Abstract

Definite increases in the Curie point (T C ) of undoped and lanthanum‐ (La‐) doped (<0.5 at.%) barium titanate (BaTiO 3 ) ceramics sintered at elevated temperatures in the range of 1300°‐1450°C were observed. Both undoped and 0.3 at.% La‐doped BaTiO 3 (chosen as a typical doping concentration to yield semiconducting materials) ceramics showed almost the same T C behavior; their T C values increased by ∼3.5°C as the sintering temperature was increased from 1300° to 1450°C. Semiconducting 0.3 at.% La‐doped materials increased in room‐temperature bulk resistivity and TC with increased sintering temperature.

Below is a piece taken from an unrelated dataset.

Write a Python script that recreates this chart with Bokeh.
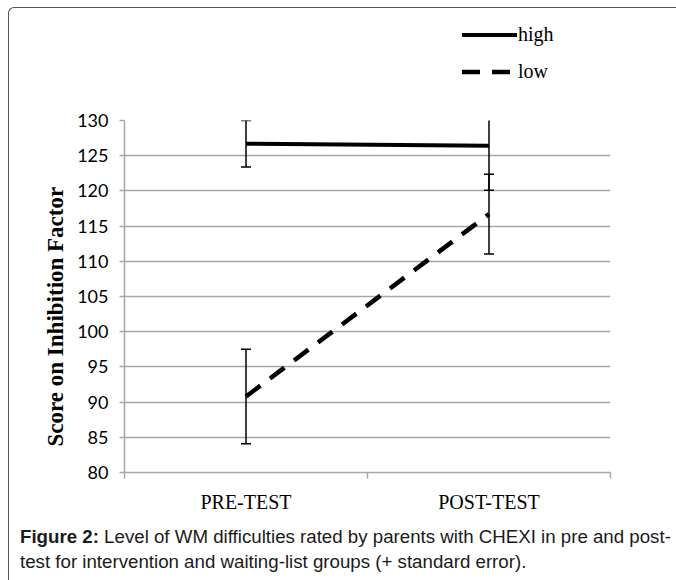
from bokeh.plotting import figure
from bokeh.models import FixedTicker, Div
from bokeh.layouts import column
from bokeh.embed import file_html
from bokeh.resources import INLINE

# ---- data ----
categories = ["PRE-TEST", "POST-TEST"]
cat_pos = [0.5, 1.5]
boundaries = [0, 1, 2]
high_mean = [126.7, 126.4]
high_err = [3.3, 6.3]
low_mean = [90.8, 116.7]
low_err = [6.7, 5.65]
y_ticks = [80, 85, 90, 95, 100, 105, 110, 115, 120, 125, 130]
series_names = ["high", "low"]

GRID = "#a6a6a6"
W = 666
DASH = "18 12"

# ---- main chart ----
p = figure(width=W, height=410, x_range=(0, 2), y_range=(80, 130),
           output_backend="svg", toolbar_location=None,
           min_border_left=115, min_border_right=W - 115 - 486,
           min_border_top=12, min_border_bottom=46)
p.outline_line_color = None

p.xaxis.ticker = FixedTicker(ticks=cat_pos, minor_ticks=boundaries)
p.xaxis.major_label_overrides = {cat_pos[i]: categories[i] for i in range(len(categories))}
p.xaxis.major_tick_out = 0
p.xaxis.major_tick_in = 0
p.xaxis.minor_tick_out = 6
p.xaxis.minor_tick_in = 0
p.xaxis.minor_tick_line_color = GRID
p.xaxis.minor_tick_line_width = 1.5
p.xaxis.axis_line_color = GRID
p.xaxis.axis_line_width = 1.5
p.xaxis.major_label_standoff = 12
p.xaxis.major_label_text_font = "Liberation Serif"
p.xaxis.major_label_text_font_size = "20px"
p.xaxis.major_label_text_color = "black"
p.xgrid.visible = False

p.yaxis.ticker = FixedTicker(ticks=y_ticks)
p.yaxis.major_tick_out = 5
p.yaxis.major_tick_in = 0
p.yaxis.minor_tick_line_color = None
p.yaxis.major_tick_line_color = GRID
p.yaxis.major_tick_line_width = 1.5
p.yaxis.axis_line_color = GRID
p.yaxis.axis_line_width = 1.5
p.yaxis.major_label_standoff = 11
p.yaxis.major_label_text_font = "Lato"
p.yaxis.major_label_text_font_size = "18px"
p.yaxis.major_label_text_color = "black"
p.yaxis.axis_label = "Score on Inhibition Factor" + "\u00a0" * 7
p.yaxis.axis_label_text_font = "Liberation Serif"
p.yaxis.axis_label_text_font_style = "bold"
p.yaxis.axis_label_text_font_size = "23px"
p.yaxis.axis_label_text_color = "black"
p.yaxis.axis_label_standoff = 6
p.ygrid.ticker = FixedTicker(ticks=y_ticks)
p.ygrid.grid_line_color = GRID
p.ygrid.grid_line_width = 1.5

for mean, err in ((high_mean, high_err), (low_mean, low_err)):
    lo = [m - e for m, e in zip(mean, err)]
    hi = [m + e for m, e in zip(mean, err)]
    p.segment(x0=cat_pos, y0=lo, x1=cat_pos, y1=hi, line_color="black", line_width=1.5)
    p.dash(x=cat_pos, y=lo, size=10, line_color="black", line_width=1.5)
    p.dash(x=cat_pos, y=hi, size=10, line_color="black", line_width=1.5)

p.line(cat_pos, high_mean, line_color="black", line_width=4)
p.line(cat_pos, low_mean, line_color="black", line_width=4.5, line_dash=DASH)

# ---- legend strip above the chart (inline SVG, real text) ----
FONT = "font-family:'Liberation Serif','Times New Roman',serif;font-size:20px;fill:black"
legend_svg = (
    '<svg width="666" height="100" xmlns="http://www.w3.org/2000/svg" style="display:block">'
    '<line x1="453" y1="27" x2="508" y2="27" stroke="black" stroke-width="4"/>'
    f'<text x="509" y="33" style="{FONT}">{series_names[0]}</text>'
    f'<line x1="453" y1="64" x2="501" y2="64" stroke="black" stroke-width="4.5" stroke-dasharray="{DASH}"/>'
    f'<text x="509" y="70" style="{FONT}">{series_names[1]}</text>'
    '</svg>'
)
legend_div = Div(text=legend_svg, width=W, height=100,
                 styles={"line-height": "0", "margin": "0", "padding": "0"})

caption = Div(text="<b>Figure 2:</b> Level of WM difficulties rated by parents with CHEXI in pre and post-<br>"
                   "test for intervention and waiting-list groups (+ standard error).",
              width=W, height=62,
              styles={"font-family": "Liberation Sans", "font-size": "18.7px",
                      "line-height": "25px", "padding-left": "6px", "padding-top": "1px",
                      "white-space": "nowrap", "color": "#1a1a1a"})

layout = column(legend_div, p, caption, spacing=0,
                styles={"margin-left": "8px", "margin-top": "7px",
                        "border-left": "1px solid #555", "border-top": "1px solid #555",
                        "border-top-left-radius": "6px"})

open("out.html", "w").write(file_html(layout, INLINE))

The bulk resistivity of the La‐doped materials, which was obtained from complex impedance analysis, increased from ∼2 omega cm for the material sintered at 1350°C to ∼6 ω cm at 1450°C. The phenomenon of bulk resistivity increase with sintering temperature was observed in the materials with a doping concentration of ≥ 0.2 at.% La, but was not observed in those doped with <0.2 at.% La. The mechanisms of TC and the bulk resistivity increase observed in the present materials with increased sintering temperature are discussed based on various models found in the literature, particularly in terms of the defect chemistry in semiconducting BaTiO 3 ceramics and the influence of liquid phases present during sintering.